START DATA EXCERPTS

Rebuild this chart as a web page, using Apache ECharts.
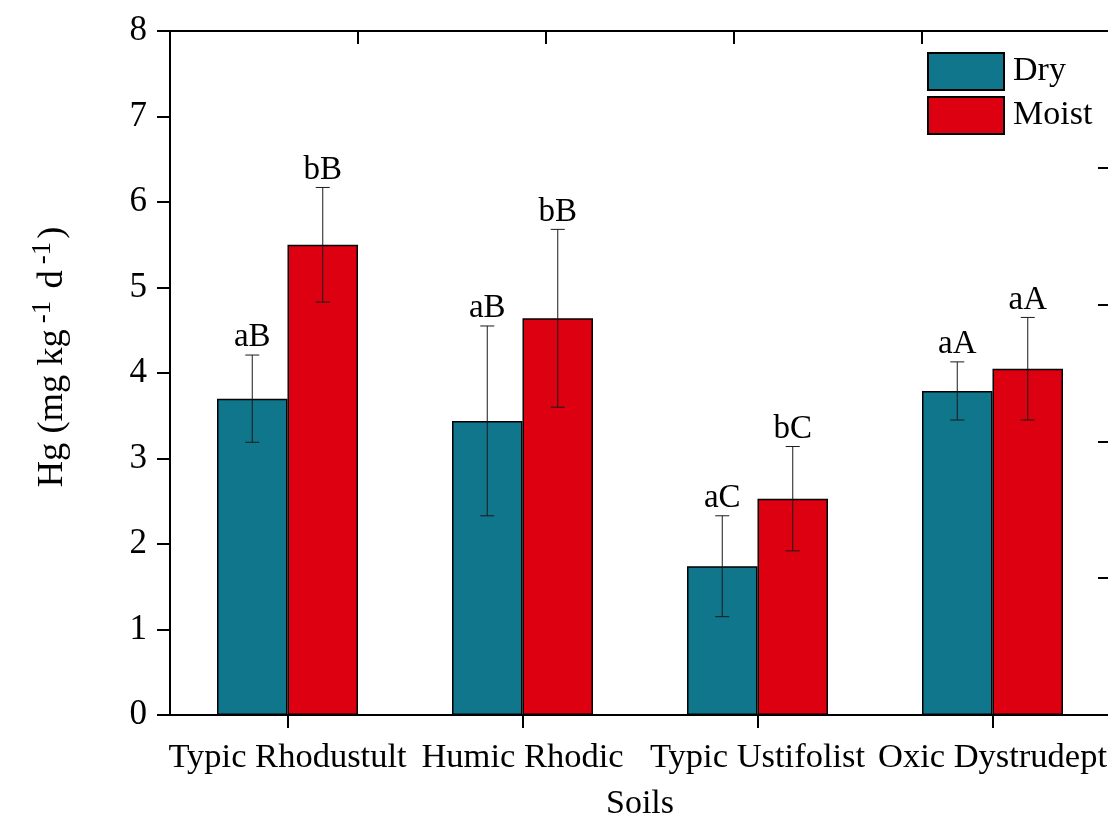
<!DOCTYPE html>
<html>
<head>
<meta charset="utf-8">
<script src="https://cdn.jsdelivr.net/npm/echarts@6/dist/echarts.min.js"></script>
<style>
  html, body { margin: 0; padding: 0; background: #fff; }
  #chart { width: 1108px; height: 817px; }
</style>
</head>
<body>
<div id="chart"></div>
<script>
// Hg release by soil type under dry and moist conditions (mean ± error)
const categories = ['Typic Rhodustult', 'Humic Rhodic', 'Typic Ustifolist', 'Oxic Dystrudept'];
const dryMean = [3.70, 3.44, 1.74, 3.79];
const dryErr = [0.51, 1.11, 0.59, 0.34];
const moistMean = [5.50, 4.64, 2.53, 4.05];
const moistErr = [0.67, 1.04, 0.61, 0.60];
const dryLetters = ['aB', 'aB', 'aC', 'aA'];
const moistLetters = ['bB', 'bB', 'bC', 'aA'];
const yTicks = [0, 1, 2, 3, 4, 5, 6, 7, 8];

const FONT = '"Liberation Serif", "Times New Roman", serif';
const DRY = '#10768b';
const MOIST = '#dd0010';

const chart = echarts.init(document.getElementById('chart'), null, { renderer: 'canvas' });

// error bar with cap and significance letters; side = -1 (left bar) or +1 (right bar)
function errRenderer(side, errs, letters) {
  return function (params, api) {
    const i = api.value(0);
    const m = api.value(1);
    const e = errs[params.dataIndex];
    const band = api.size([1, 0])[0];
    const off = side * band * 0.6 / 4;
    const x = api.coord([i, m])[0] + off;
    const top = api.coord([i, m + e])[1];
    const bot = api.coord([i, m - e])[1];
    const hw = 7;
    const ls = { stroke: '#1a1a1a', lineWidth: 1 };
    return {
      type: 'group',
      children: [
        { type: 'line', shape: { x1: x, y1: top, x2: x, y2: bot }, style: ls },
        { type: 'line', shape: { x1: x - hw, y1: top, x2: x + hw, y2: top }, style: ls },
        { type: 'line', shape: { x1: x - hw, y1: bot, x2: x + hw, y2: bot }, style: ls },
        {
          type: 'text', x: x, y: top - 1,
          style: {
            text: letters[params.dataIndex], fill: '#000',
            font: '33px ' + FONT, textAlign: 'center', textVerticalAlign: 'bottom'
          }
        }
      ]
    };
  };
}

const axisLine = { show: true, onZero: false, lineStyle: { color: '#000', width: 2 } };

const option = {
  animation: false,
  backgroundColor: '#fff',
  grid: { left: 170, right: -2, top: 31, bottom: 102, containLabel: false, outerBoundsMode: 'none' },
  legend: {
    orient: 'vertical', left: 927, top: 52, padding: 0,
    itemWidth: 76, itemHeight: 37, itemGap: 5,
    icon: 'rect',
    textStyle: { fontFamily: FONT, fontSize: 34, color: '#000', padding: [0, 0, 0, 4] },
    data: ['Dry', 'Moist']
  },
  xAxis: [
    {
      type: 'category', data: categories, position: 'bottom',
      axisLine: axisLine,
      axisTick: { show: true, alignWithLabel: true, length: 13, lineStyle: { color: '#000', width: 2 } },
      axisLabel: { fontFamily: FONT, fontSize: 34.5, color: '#000', margin: 25, interval: 0 },
      name: 'Soils', nameLocation: 'middle', nameGap: 72,
      nameTextStyle: { fontFamily: FONT, fontSize: 34, color: '#000' }
    },
    {
      type: 'value', position: 'top', min: 0, max: 5, interval: 1,
      axisLine: axisLine,
      axisTick: { show: true, inside: true, length: 13, lineStyle: { color: '#000', width: 2 } },
      axisLabel: { show: false }, splitLine: { show: false }
    }
  ],
  yAxis: [
    {
      type: 'value', min: 0, max: 8, interval: 1, position: 'left',
      axisLine: axisLine,
      axisTick: { show: true, length: 13, lineStyle: { color: '#000', width: 2 } },
      axisLabel: {
        fontFamily: FONT, fontSize: 35, color: '#000', margin: 23,
        formatter: v => (yTicks.indexOf(v) >= 0 ? String(v) : '')
      },
      splitLine: { show: false }
    },
    {
      type: 'value', min: 0, max: 5, interval: 1, position: 'right',
      axisLine: axisLine,
      axisTick: { show: true, inside: true, length: 12, lineStyle: { color: '#000', width: 2 } },
      axisLabel: { show: false }, splitLine: { show: false }
    }
  ],
  graphic: [
    {
      type: 'text', x: 50, y: 357, rotation: Math.PI / 2,
      style: {
        text: '{n|Hg (mg kg}{s|-1}{n| d}{s|-1}{n|)}',
        textAlign: 'center', textVerticalAlign: 'middle',
        rich: {
          n: { fontFamily: FONT, fontSize: 36.5, fill: '#000', lineHeight: 42, verticalAlign: 'bottom' },
          s: { fontFamily: FONT, fontSize: 27, fill: '#000', lineHeight: 27, verticalAlign: 'top', padding: [0, 3, 0, 6] }
        }
      }
    }
  ],
  series: [
    {
      name: 'Dry', type: 'bar', data: dryMean,
      barGap: '0%', barCategoryGap: '40%',
      itemStyle: { color: DRY, borderColor: '#000', borderWidth: 1.5 }
    },
    {
      name: 'Moist', type: 'bar', data: moistMean,
      barGap: '0%', barCategoryGap: '40%',
      itemStyle: { color: MOIST, borderColor: '#000', borderWidth: 1.5 }
    },
    {
      type: 'custom', name: 'DryErr', z: 5,
      renderItem: errRenderer(-1, dryErr, dryLetters),
      data: dryMean.map((v, i) => [i, v]),
      encode: { x: 0, y: 1 }, silent: true
    },
    {
      type: 'custom', name: 'MoistErr', z: 5,
      renderItem: errRenderer(1, moistErr, moistLetters),
      data: moistMean.map((v, i) => [i, v]),
      encode: { x: 0, y: 1 }, silent: true
    }
  ]
};

chart.setOption(option);
</script>
</body>
</html>
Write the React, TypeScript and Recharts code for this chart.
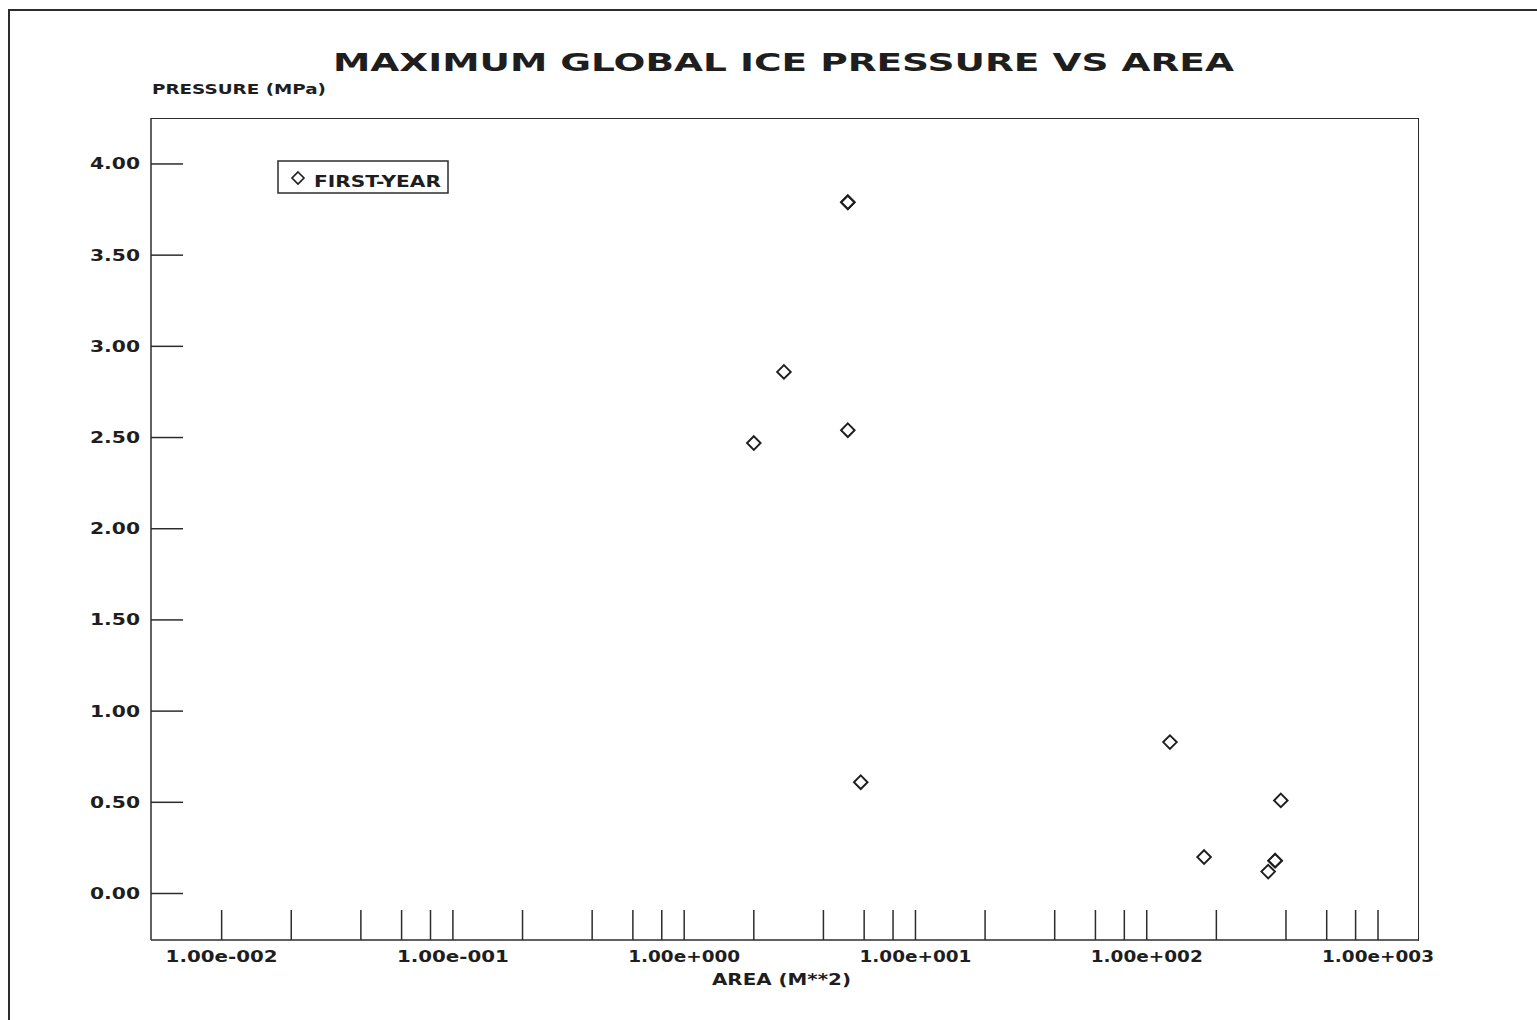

END DATA EXCERPTS

WHAT YOU NEED TO DO: Search the preceding listing for "this" and extract every line where it is found.

FULL SOLUTION:
Rebuild this chart as a web page, using Apache ECharts.
Write the React, TypeScript and Recharts code for this chart.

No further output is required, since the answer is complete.